_STORED DATA:_
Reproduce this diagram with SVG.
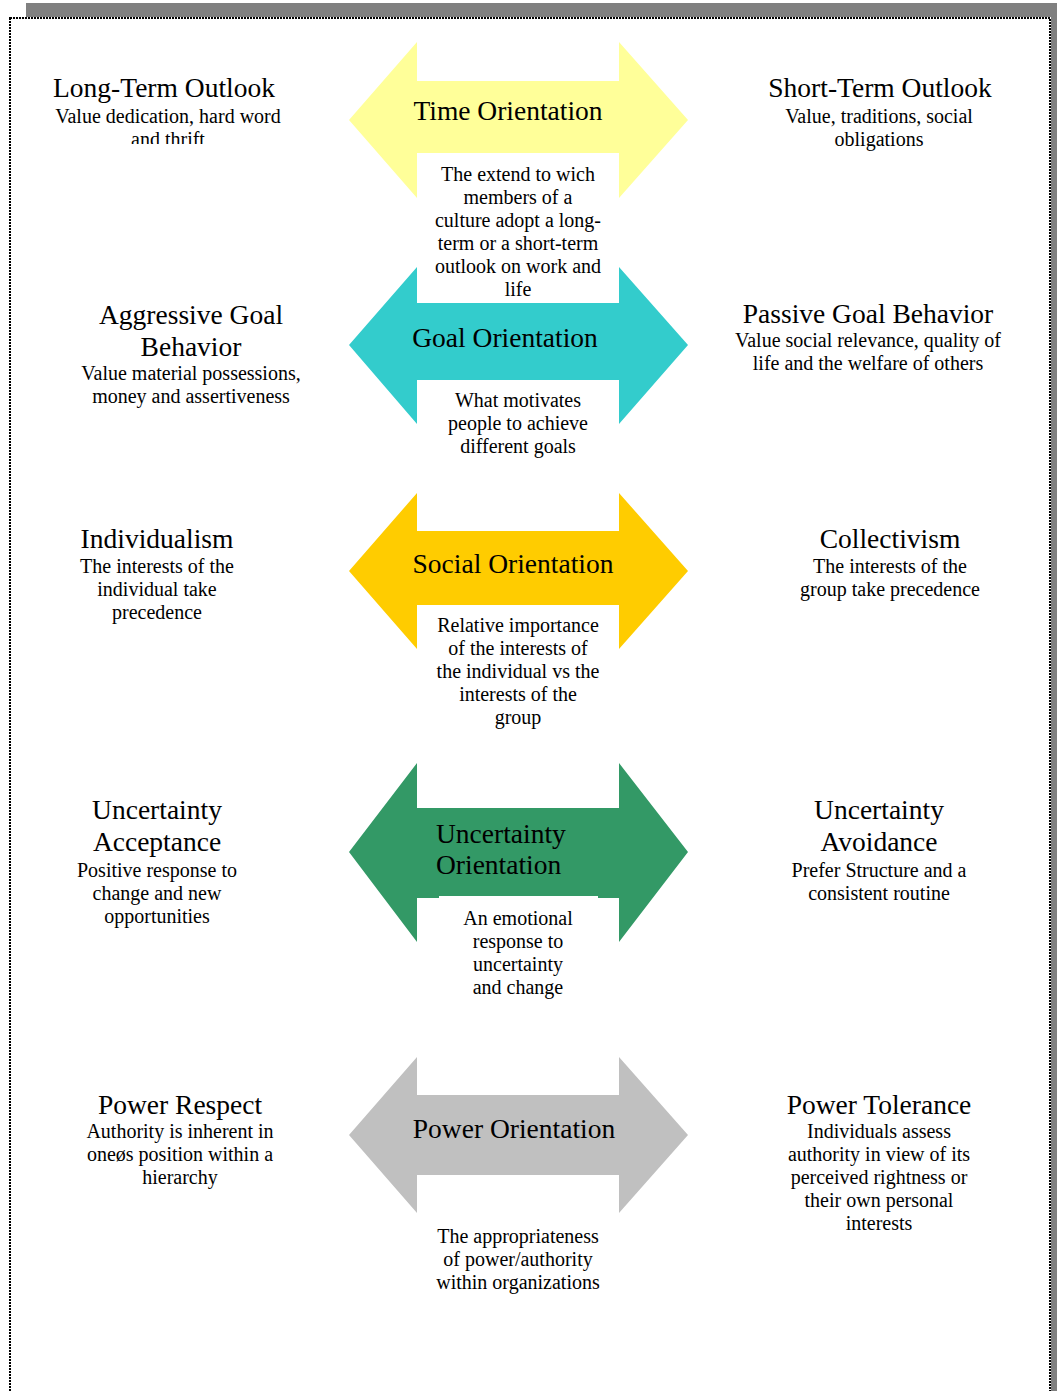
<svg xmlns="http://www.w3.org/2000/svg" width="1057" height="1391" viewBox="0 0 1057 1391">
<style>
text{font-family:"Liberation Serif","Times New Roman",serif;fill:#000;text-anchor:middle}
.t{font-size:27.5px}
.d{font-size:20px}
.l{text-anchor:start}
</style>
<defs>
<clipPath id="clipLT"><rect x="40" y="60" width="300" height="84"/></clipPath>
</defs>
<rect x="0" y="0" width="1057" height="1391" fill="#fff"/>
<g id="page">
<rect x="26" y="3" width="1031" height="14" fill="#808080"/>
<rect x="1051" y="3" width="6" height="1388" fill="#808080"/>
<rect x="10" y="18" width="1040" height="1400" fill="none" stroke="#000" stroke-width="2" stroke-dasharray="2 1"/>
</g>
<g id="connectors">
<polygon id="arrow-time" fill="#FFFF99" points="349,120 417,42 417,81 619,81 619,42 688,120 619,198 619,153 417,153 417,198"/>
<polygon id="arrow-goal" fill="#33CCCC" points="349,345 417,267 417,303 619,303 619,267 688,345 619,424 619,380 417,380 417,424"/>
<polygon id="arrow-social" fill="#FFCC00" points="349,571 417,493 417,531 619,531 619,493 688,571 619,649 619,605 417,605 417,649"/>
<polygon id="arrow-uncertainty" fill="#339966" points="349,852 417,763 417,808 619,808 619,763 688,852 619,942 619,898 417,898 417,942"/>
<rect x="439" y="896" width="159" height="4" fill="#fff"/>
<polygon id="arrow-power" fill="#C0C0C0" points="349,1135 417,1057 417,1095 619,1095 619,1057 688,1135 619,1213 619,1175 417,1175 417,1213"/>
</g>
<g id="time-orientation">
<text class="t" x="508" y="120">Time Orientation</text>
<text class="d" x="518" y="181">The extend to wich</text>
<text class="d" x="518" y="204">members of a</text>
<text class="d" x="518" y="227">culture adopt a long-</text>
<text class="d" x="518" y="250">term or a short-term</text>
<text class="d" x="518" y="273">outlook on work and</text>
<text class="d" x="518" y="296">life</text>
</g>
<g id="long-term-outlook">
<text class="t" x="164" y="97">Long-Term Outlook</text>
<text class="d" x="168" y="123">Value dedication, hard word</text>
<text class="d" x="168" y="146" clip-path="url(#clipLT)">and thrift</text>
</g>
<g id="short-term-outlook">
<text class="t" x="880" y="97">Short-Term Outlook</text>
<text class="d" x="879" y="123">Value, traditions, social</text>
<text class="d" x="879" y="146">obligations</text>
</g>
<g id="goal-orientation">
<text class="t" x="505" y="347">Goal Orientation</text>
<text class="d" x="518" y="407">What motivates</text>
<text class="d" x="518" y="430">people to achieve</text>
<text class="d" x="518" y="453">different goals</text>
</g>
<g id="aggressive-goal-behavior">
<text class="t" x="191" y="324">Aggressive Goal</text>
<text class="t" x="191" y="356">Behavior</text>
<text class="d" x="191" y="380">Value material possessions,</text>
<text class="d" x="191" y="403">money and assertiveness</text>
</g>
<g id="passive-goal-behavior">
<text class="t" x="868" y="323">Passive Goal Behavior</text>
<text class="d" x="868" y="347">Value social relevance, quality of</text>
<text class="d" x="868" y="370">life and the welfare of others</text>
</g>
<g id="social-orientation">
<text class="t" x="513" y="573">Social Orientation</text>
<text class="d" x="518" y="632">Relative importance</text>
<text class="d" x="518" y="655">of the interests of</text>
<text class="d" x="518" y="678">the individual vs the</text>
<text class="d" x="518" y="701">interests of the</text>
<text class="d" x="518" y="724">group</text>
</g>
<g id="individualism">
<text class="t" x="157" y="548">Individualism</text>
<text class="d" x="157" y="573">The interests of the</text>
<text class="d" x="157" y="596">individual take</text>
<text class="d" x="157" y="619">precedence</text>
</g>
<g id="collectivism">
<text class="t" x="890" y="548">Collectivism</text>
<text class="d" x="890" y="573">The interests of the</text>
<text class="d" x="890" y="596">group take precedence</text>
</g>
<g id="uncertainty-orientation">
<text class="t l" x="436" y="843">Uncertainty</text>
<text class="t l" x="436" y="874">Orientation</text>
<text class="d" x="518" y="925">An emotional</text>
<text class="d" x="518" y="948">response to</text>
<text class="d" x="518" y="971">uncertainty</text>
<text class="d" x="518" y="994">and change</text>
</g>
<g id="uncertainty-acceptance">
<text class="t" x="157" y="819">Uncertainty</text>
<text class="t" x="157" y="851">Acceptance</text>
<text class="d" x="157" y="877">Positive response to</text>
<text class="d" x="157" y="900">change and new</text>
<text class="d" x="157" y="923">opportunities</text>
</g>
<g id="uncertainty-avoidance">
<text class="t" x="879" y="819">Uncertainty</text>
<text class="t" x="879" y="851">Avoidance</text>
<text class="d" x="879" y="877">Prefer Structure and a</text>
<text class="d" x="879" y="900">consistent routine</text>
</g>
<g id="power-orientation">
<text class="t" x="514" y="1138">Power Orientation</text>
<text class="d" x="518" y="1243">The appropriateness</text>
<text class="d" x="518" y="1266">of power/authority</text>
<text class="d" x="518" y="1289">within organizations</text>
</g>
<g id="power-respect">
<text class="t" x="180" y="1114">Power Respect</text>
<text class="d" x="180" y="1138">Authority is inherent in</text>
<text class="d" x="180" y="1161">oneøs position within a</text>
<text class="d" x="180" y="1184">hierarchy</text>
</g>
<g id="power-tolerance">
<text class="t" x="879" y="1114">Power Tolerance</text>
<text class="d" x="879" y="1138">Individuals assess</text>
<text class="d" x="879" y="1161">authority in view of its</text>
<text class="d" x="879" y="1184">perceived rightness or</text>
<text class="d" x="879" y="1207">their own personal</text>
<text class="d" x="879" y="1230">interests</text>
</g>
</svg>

_WRITTEN EXERCISE:_
Copy each line above precisely, dropping the pictures.

_WORKED ANSWER:_
Reproduce this diagram with SVG.
<svg xmlns="http://www.w3.org/2000/svg" width="1057" height="1391" viewBox="0 0 1057 1391">
<style>
text{font-family:"Liberation Serif","Times New Roman",serif;fill:#000;text-anchor:middle}
.t{font-size:27.5px}
.d{font-size:20px}
.l{text-anchor:start}
</style>
<defs>
<clipPath id="clipLT"><rect x="40" y="60" width="300" height="84"/></clipPath>
</defs>
<rect x="0" y="0" width="1057" height="1391" fill="#fff"/>
<g id="page">
<rect x="26" y="3" width="1031" height="14" fill="#808080"/>
<rect x="1051" y="3" width="6" height="1388" fill="#808080"/>
<rect x="10" y="18" width="1040" height="1400" fill="none" stroke="#000" stroke-width="2" stroke-dasharray="2 1"/>
</g>
<g id="connectors">
<polygon id="arrow-time" fill="#FFFF99" points="349,120 417,42 417,81 619,81 619,42 688,120 619,198 619,153 417,153 417,198"/>
<polygon id="arrow-goal" fill="#33CCCC" points="349,345 417,267 417,303 619,303 619,267 688,345 619,424 619,380 417,380 417,424"/>
<polygon id="arrow-social" fill="#FFCC00" points="349,571 417,493 417,531 619,531 619,493 688,571 619,649 619,605 417,605 417,649"/>
<polygon id="arrow-uncertainty" fill="#339966" points="349,852 417,763 417,808 619,808 619,763 688,852 619,942 619,898 417,898 417,942"/>
<rect x="439" y="896" width="159" height="4" fill="#fff"/>
<polygon id="arrow-power" fill="#C0C0C0" points="349,1135 417,1057 417,1095 619,1095 619,1057 688,1135 619,1213 619,1175 417,1175 417,1213"/>
</g>
<g id="time-orientation">
<text class="t" x="508" y="120">Time Orientation</text>
<text class="d" x="518" y="181">The extend to wich</text>
<text class="d" x="518" y="204">members of a</text>
<text class="d" x="518" y="227">culture adopt a long-</text>
<text class="d" x="518" y="250">term or a short-term</text>
<text class="d" x="518" y="273">outlook on work and</text>
<text class="d" x="518" y="296">life</text>
</g>
<g id="long-term-outlook">
<text class="t" x="164" y="97">Long-Term Outlook</text>
<text class="d" x="168" y="123">Value dedication, hard word</text>
<text class="d" x="168" y="146" clip-path="url(#clipLT)">and thrift</text>
</g>
<g id="short-term-outlook">
<text class="t" x="880" y="97">Short-Term Outlook</text>
<text class="d" x="879" y="123">Value, traditions, social</text>
<text class="d" x="879" y="146">obligations</text>
</g>
<g id="goal-orientation">
<text class="t" x="505" y="347">Goal Orientation</text>
<text class="d" x="518" y="407">What motivates</text>
<text class="d" x="518" y="430">people to achieve</text>
<text class="d" x="518" y="453">different goals</text>
</g>
<g id="aggressive-goal-behavior">
<text class="t" x="191" y="324">Aggressive Goal</text>
<text class="t" x="191" y="356">Behavior</text>
<text class="d" x="191" y="380">Value material possessions,</text>
<text class="d" x="191" y="403">money and assertiveness</text>
</g>
<g id="passive-goal-behavior">
<text class="t" x="868" y="323">Passive Goal Behavior</text>
<text class="d" x="868" y="347">Value social relevance, quality of</text>
<text class="d" x="868" y="370">life and the welfare of others</text>
</g>
<g id="social-orientation">
<text class="t" x="513" y="573">Social Orientation</text>
<text class="d" x="518" y="632">Relative importance</text>
<text class="d" x="518" y="655">of the interests of</text>
<text class="d" x="518" y="678">the individual vs the</text>
<text class="d" x="518" y="701">interests of the</text>
<text class="d" x="518" y="724">group</text>
</g>
<g id="individualism">
<text class="t" x="157" y="548">Individualism</text>
<text class="d" x="157" y="573">The interests of the</text>
<text class="d" x="157" y="596">individual take</text>
<text class="d" x="157" y="619">precedence</text>
</g>
<g id="collectivism">
<text class="t" x="890" y="548">Collectivism</text>
<text class="d" x="890" y="573">The interests of the</text>
<text class="d" x="890" y="596">group take precedence</text>
</g>
<g id="uncertainty-orientation">
<text class="t l" x="436" y="843">Uncertainty</text>
<text class="t l" x="436" y="874">Orientation</text>
<text class="d" x="518" y="925">An emotional</text>
<text class="d" x="518" y="948">response to</text>
<text class="d" x="518" y="971">uncertainty</text>
<text class="d" x="518" y="994">and change</text>
</g>
<g id="uncertainty-acceptance">
<text class="t" x="157" y="819">Uncertainty</text>
<text class="t" x="157" y="851">Acceptance</text>
<text class="d" x="157" y="877">Positive response to</text>
<text class="d" x="157" y="900">change and new</text>
<text class="d" x="157" y="923">opportunities</text>
</g>
<g id="uncertainty-avoidance">
<text class="t" x="879" y="819">Uncertainty</text>
<text class="t" x="879" y="851">Avoidance</text>
<text class="d" x="879" y="877">Prefer Structure and a</text>
<text class="d" x="879" y="900">consistent routine</text>
</g>
<g id="power-orientation">
<text class="t" x="514" y="1138">Power Orientation</text>
<text class="d" x="518" y="1243">The appropriateness</text>
<text class="d" x="518" y="1266">of power/authority</text>
<text class="d" x="518" y="1289">within organizations</text>
</g>
<g id="power-respect">
<text class="t" x="180" y="1114">Power Respect</text>
<text class="d" x="180" y="1138">Authority is inherent in</text>
<text class="d" x="180" y="1161">oneøs position within a</text>
<text class="d" x="180" y="1184">hierarchy</text>
</g>
<g id="power-tolerance">
<text class="t" x="879" y="1114">Power Tolerance</text>
<text class="d" x="879" y="1138">Individuals assess</text>
<text class="d" x="879" y="1161">authority in view of its</text>
<text class="d" x="879" y="1184">perceived rightness or</text>
<text class="d" x="879" y="1207">their own personal</text>
<text class="d" x="879" y="1230">interests</text>
</g>
</svg>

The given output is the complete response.